We're still only about half-way through the story. This shit is dense. 

Thessaly, Foxglove and Hazel are walking the moon's road; Wanda watches over Barbie's body in New York and chats with George's dead face; and in the dream-land, Barbie has been betrayed by one of her friends and is captured by the Cuckoo. The Cuckoo, as it turns out, takes the form of a ten-year-old Barbie and rules the land from Barbie's childhood home. She takes Barbie on a tour of the house and weaves a spell with her voice, explaining who she is, who Barbie is, and by the way Barbie and the land need to die now if that's all right with her.

The Cuckoo was able to take up residence in Barbie's dreams because of Barbie's deep need for escape from the boredom of her waking life. Her parents wanted her to be a "little lady" and discouraged her from reading superhero comics or playing with boys, so she created a dream based on fantasy books and populated it with living versions of her toys. She became a princess, which is pretty much the only fantasy little girls are allowed to have, and in this fantasy, the Cuckoo was both her mortal enemy but also an integral part of the story. When Barbie lost her dreams due to Rose Walker's Vortexing, the Cuckoo was unable to fly away and go to lay Cuckoo eggs in the minds of other imaginative little girls, and now the only thing that will free her is the destruction of the skerry, which was once her cradle but is now her prison.

So Barbie destroys her dream.
Dream helps. A little.
The ending of "A Game of You" is a huge bummer, I'm not going to lie. Everyone one of Barbie's beloved dream-toy-friends dies, her fantasy land dies, and the Cuckoo flies away unscathed. The women on the moon's road show up too late to stop any of it, so not only was their journey in vain, but when Thessaly drew down the moon to get them to Barbie, the brief absence of the moon in the sky caused a hurricane in New York City (which is eerily prescient, I have to say). Dream shows up and offers Barbie a single wish, which she uses to get herself and the other women back home to New York, but when they get there, the hurricane has completely destroyed their building and everything in it.

And Wanda is dead.

The last issue of this story arc is Barbie attending Wanda's funeral in Kansas.

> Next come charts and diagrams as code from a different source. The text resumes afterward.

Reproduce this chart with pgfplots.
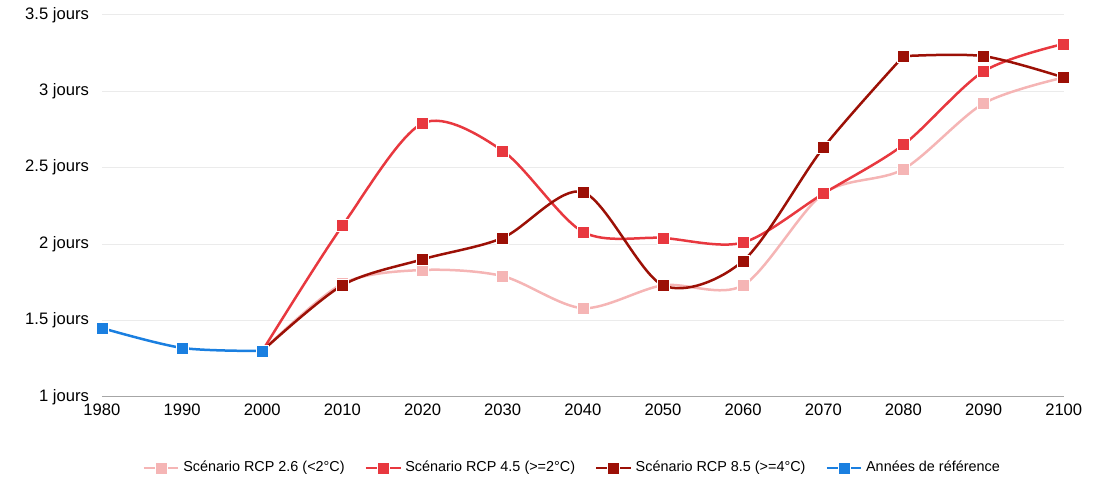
\documentclass[border=0pt]{standalone}
\usepackage{pgfplots}
\pgfplotsset{compat=1.18}
\usepackage{fontspec}
\setmainfont{Liberation Sans}

\definecolor{rcpA}{HTML}{F5B5B5}
\definecolor{rcpB}{HTML}{E8383F}
\definecolor{rcpC}{HTML}{9C1006}
\definecolor{refblue}{HTML}{1A7FE0}
\definecolor{gridgray}{HTML}{EBEBEB}

\begin{document}
\begin{tikzpicture}
\begin{axis}[
  scale only axis,
  width=481pt, height=191pt,
  xmin=1980, xmax=2100, ymin=1, ymax=3.5,
  xtick={1980,1990,...,2100},
  ytick={1,1.5,2,2.5,3,3.5},
  x tick label style={/pgf/number format/1000 sep=},
  /pgf/number format/assume math mode=true,
  yticklabel={\pgfmathprintnumber{\tick} jours},
  tick label style={font=\fontsize{8.3}{9}\selectfont, black},
  major tick length=0pt,
  axis x line*=bottom, axis y line*=left,
  x axis line style={draw=gray!70, line width=0.6pt},
  y axis line style={draw=none},
  ymajorgrids, grid style={gridgray, line width=0.5pt},
  xticklabel style={yshift=0pt},
  yticklabel style={xshift=-3pt},
  clip=false,
  every axis plot/.append style={smooth, tension=0.5, line width=1.25pt},
  legend style={at={(0.49,-0.186)}, anchor=center, draw=none,
    font=\fontsize{7.2}{9}\selectfont, legend columns=-1,
    /tikz/every even column/.append style={column sep=8pt}},
]
\addplot[rcpA, mark=square*, mark size=3pt, mark options={draw=white, line width=0.3pt, fill=rcpA}]
coordinates {(2000,1.30) (2010,1.74) (2020,1.83) (2030,1.79) (2040,1.58) (2050,1.73)
 (2060,1.73) (2070,2.33) (2080,2.49) (2090,2.92) (2100,3.09)};
\addlegendentry{Scénario RCP 2.6 (<2°C)}
\addplot[rcpB, mark=square*, mark size=3pt, mark options={draw=white, line width=0.3pt, fill=rcpB}]
coordinates {(2000,1.30) (2010,2.12) (2020,2.79) (2030,2.61) (2040,2.08) (2050,2.04)
 (2060,2.01) (2070,2.33) (2080,2.65) (2090,3.13) (2100,3.31)};
\addlegendentry{Scénario RCP 4.5 (>=2°C)}
\addplot[rcpC, mark=square*, mark size=3pt, mark options={draw=white, line width=0.3pt, fill=rcpC}]
coordinates {(2000,1.30) (2010,1.73) (2020,1.90) (2030,2.04) (2040,2.34) (2050,1.73)
 (2060,1.89) (2070,2.63) (2080,3.23)};
\addlegendentry{Scénario RCP 8.5 (>=4°C)}
\addplot[rcpC, forget plot, mark=square*, mark size=3pt, mark options={draw=white, line width=0.3pt, fill=rcpC}]
coordinates {(2080,3.23) (2090,3.23) (2100,3.09)};
\addplot[refblue, mark=square*, mark size=3pt, mark options={draw=white, line width=0.3pt, fill=refblue}]
coordinates {(1980,1.45) (1990,1.32) (2000,1.30)};
\addlegendentry{Années de référence}
\path[draw=none] (rel axis cs:-0.106,-0.217) rectangle (rel axis cs:1.045,1.039);
\end{axis}
\end{tikzpicture}
\end{document}
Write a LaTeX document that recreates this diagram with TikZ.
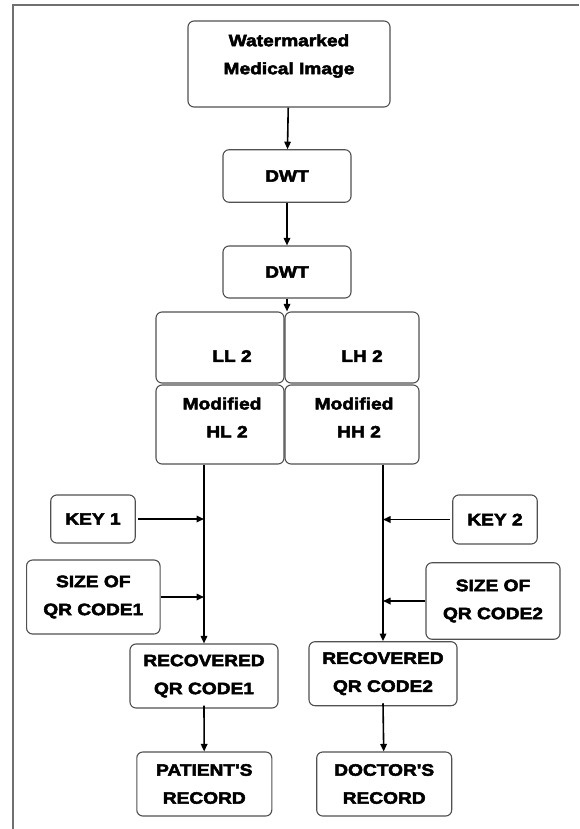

She's homeless, broke from spending the last of her cash on a bus ticket to the funeral, and Wanda's family doesn't even want her there. She sits on the edge of Wanda's grave for a while, talking to her about the secret world's that must exist inside of everyone, and as she leaves, she uses a tube of lipstick to write "WANDA" on the headstone over her friend's (male) birth name. The story ends with Barbie at the bus stop after the funeral, remembering a dream she had of Wanda and Death smiling and waving good-bye to her.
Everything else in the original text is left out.